UCLA has denied any wrongdoing, but earlier on Tuesday, it agreed to settle fully, with $50,000 payments to each of the plaintiffs in addition to $2.33 million for organizations that combat antisemitism.
“We are pleased with the terms of today’s settlement. The injunction and other terms UCLA has agreed to demonstrate real progress in the fight against antisemitism,” both parties said in a joint statement.
Mary Osako, the UCLA vice chancellor for strategic communications, told Fox News Digital that the university has since created a new Office of Campus and Community Safety to manage protests and stop behaviors that violate the school’s policies.
Other Universities Under Federal Scrutiny
UCLA joins a growing list of highly respected institutions facing investigations and federal funding threats under the Trump administration.
On Monday, the Department of Education’s Office for Civil Rights launched a directed investigation into Duke University and the Duke Law Journal for allegedly violating Title VI of the Civil Rights Act of 1964 by promoting diversity in its admission practices.
Harvard University faces approximately $9 billion at stake and has received a list of federal demands from the administration. Cornell University is also targeted for cuts, with at least $1 billion at risk.
Brown University, Northwestern, Columbia, Princeton, and the University of Pennsylvania have all had grants and funding threatened, while dozens more schools currently face further scrutiny from the Trump administration’s Office for Civil Rights.
What People Are Saying
Attorney General Pamela Bondi said in a Tuesday press release, “Our investigation into the University of California system has found concerning evidence of system antisemitism at UCLA that demands severe accountability from the institution. This disgusting breach of civil rights against students will not stand.”
Mary Osako, the UCLA vice chancellor for strategic communications, told Fox News Digital, “Antisemitism has no place at UCLA, and we remain steadfast in our commitment to eradicating it from our community. We have reflected candidly on our progress and are working to expunge antisemitism from our community in its entirety.”
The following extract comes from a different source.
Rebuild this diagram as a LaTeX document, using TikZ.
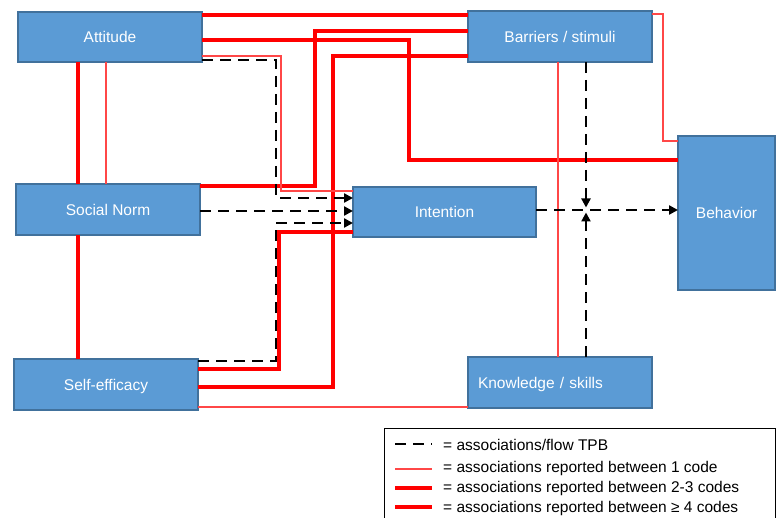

Mark Rienzi, president of the Becket Fund For Religious Liberty, which brought the lawsuit, said on Tuesday, “They are now on notice: Treating Jews like second-class citizens is wrong, illegal, and very costly. UCLA should be commended for accepting judgment against that misbehavior and setting the precedent that allowing mistreatment of Jews violates the Constitution and civil rights laws. Students across the country are safer for it.”
What Happens Next
UCLA faces losing federal funding after the Office for Civil Rights found it had violated Title VI. The Justice Department has not yet confirmed how much the California university could lose, but Bondi said she plans to impose a “heavy price.”